***** Given material
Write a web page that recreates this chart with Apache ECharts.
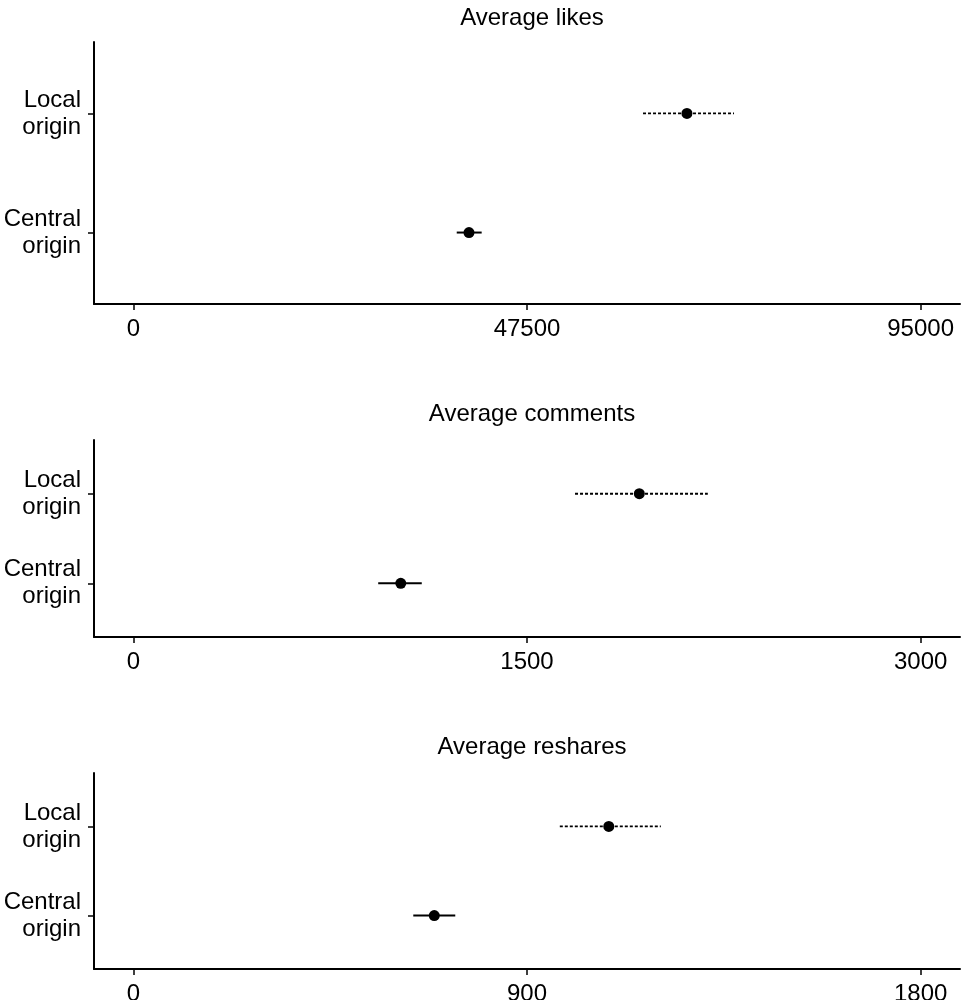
<!DOCTYPE html>
<html lang="en">
<head>
    <meta charset="UTF-8">
    <title>Average engagement by origin</title>
    <script src="https://cdn.jsdelivr.net/npm/echarts@6/dist/echarts.min.js"></script>
    <style>
        html, body { margin: 0; padding: 0; background: #fff; }
        #main { width: 962px; height: 1000px; }
    </style>
</head>
<body>
<div id="main"></div>
<script type="text/javascript">

    // categories, bottom to top
    var categories = ['Central origin', 'Local origin'];

    var panelTitles = ['Average likes', 'Average comments', 'Average reshares'];
    var axisMax = [95000, 3000, 1800];
    var tickValues = [
        [0, 47500, 95000],
        [0, 1500, 3000],
        [0, 900, 1800]
    ];

    // mean and interval ends, same order as categories
    var likesMean = [40500, 66800];
    var likesLow = [39020, 61500];
    var likesHigh = [42030, 72480];

    var commentsMean = [1019, 1928];
    var commentsLow = [933, 1683];
    var commentsHigh = [1099, 2189];

    var resharesMean = [688, 1087];
    var resharesLow = [640, 975];
    var resharesHigh = [736, 1206];

    var means = [likesMean, commentsMean, resharesMean];
    var lows = [likesLow, commentsLow, resharesLow];
    var highs = [likesHigh, commentsHigh, resharesHigh];

    // panel placement (px)
    var gridTops = [42, 440, 773];
    var gridHeights = [262, 197, 196];
    var titleTops = [1, 397, 730];

    var font = 'Liberation Sans, Arial, Helvetica, sans-serif';

    var option = {
        backgroundColor: '#fff',
        animation: false,
        title: [],
        grid: [],
        xAxis: [],
        yAxis: [],
        series: []
    };

    for (var i = 0; i < 3; i++) {
        var R = axisMax[i];
        option.title.push({
            text: panelTitles[i],
            left: 527,
            top: titleTops[i],
            textAlign: 'center',
            textStyle: {fontFamily: font, fontSize: 24, fontWeight: 'normal', color: '#000'}
        });
        option.grid.push({
            left: 94,
            right: 2,
            top: gridTops[i],
            height: gridHeights[i],
            outerBoundsMode: 'none'
        });
        option.xAxis.push({
            type: 'value',
            gridIndex: i,
            min: -0.05 * R,
            max: 1.05 * R,
            splitLine: {show: false},
            axisLine: {show: true, onZero: false, lineStyle: {color: '#000', width: 2}},
            axisTick: {show: true, length: 6, customValues: tickValues[i], lineStyle: {color: '#000', width: 1.5}},
            axisLabel: {
                customValues: tickValues[i],
                margin: 13,
                fontFamily: font,
                fontSize: 24,
                color: '#000',
                formatter: function (v) {
                    return String(v);
                }
            }
        });
        option.yAxis.push({
            type: 'value',
            gridIndex: i,
            min: 0.4,
            max: 2.6,
            splitLine: {show: false},
            axisLine: {show: true, onZero: false, lineStyle: {color: '#000', width: 2}},
            axisTick: {show: true, length: 6, customValues: [1, 2], lineStyle: {color: '#000', width: 1.5}},
            axisLabel: {
                customValues: [1, 2],
                margin: 13,
                fontFamily: font,
                fontSize: 24,
                lineHeight: 27,
                color: '#000',
                formatter: function (v) {
                    var name = categories[Math.round(v) - 1];
                    return name ? name.replace(' ', '\n') : '';
                }
            }
        });

        var barData = [], dotData = [];
        for (var k = 0; k < categories.length; k++) {
            barData.push([lows[i][k], highs[i][k], k + 1]);
            dotData.push([means[i][k], k + 1]);
        }

        option.series.push({
            type: 'custom',
            xAxisIndex: i,
            yAxisIndex: i,
            encode: {x: [0, 1], y: 2},
            data: barData,
            z: 2,
            renderItem: function (params, api) {
                var p1 = api.coord([api.value(0), api.value(2)]);
                var p2 = api.coord([api.value(1), api.value(2)]);
                // local origin interval is dotted
                var dotted = categories[api.value(2) - 1] === 'Local origin';
                return {
                    type: 'line',
                    shape: {x1: p1[0], y1: p1[1], x2: p2[0], y2: p2[1]},
                    style: {stroke: '#000', lineWidth: dotted ? 1.8 : 2, lineDash: dotted ? [3, 2] : null}
                };
            }
        });
        option.series.push({
            type: 'scatter',
            xAxisIndex: i,
            yAxisIndex: i,
            data: dotData,
            symbol: 'circle',
            symbolSize: 11,
            itemStyle: {color: '#000', opacity: 1},
            z: 3
        });
    }

    var myChart = echarts.init(document.getElementById('main'));
    myChart.setOption(option);
</script>
</body>
</html>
**********
**Written problem**: Up to and including the line with "var commentsHigh = [1099, 2189];", copy the data above from its first line. Skip pictures.

**Task result**:
Write a web page that recreates this chart with Apache ECharts.
<!DOCTYPE html>
<html lang="en">
<head>
    <meta charset="UTF-8">
    <title>Average engagement by origin</title>
    <script src="https://cdn.jsdelivr.net/npm/echarts@6/dist/echarts.min.js"></script>
    <style>
        html, body { margin: 0; padding: 0; background: #fff; }
        #main { width: 962px; height: 1000px; }
    </style>
</head>
<body>
<div id="main"></div>
<script type="text/javascript">

    // categories, bottom to top
    var categories = ['Central origin', 'Local origin'];

    var panelTitles = ['Average likes', 'Average comments', 'Average reshares'];
    var axisMax = [95000, 3000, 1800];
    var tickValues = [
        [0, 47500, 95000],
        [0, 1500, 3000],
        [0, 900, 1800]
    ];

    // mean and interval ends, same order as categories
    var likesMean = [40500, 66800];
    var likesLow = [39020, 61500];
    var likesHigh = [42030, 72480];

    var commentsMean = [1019, 1928];
    var commentsLow = [933, 1683];
    var commentsHigh = [1099, 2189];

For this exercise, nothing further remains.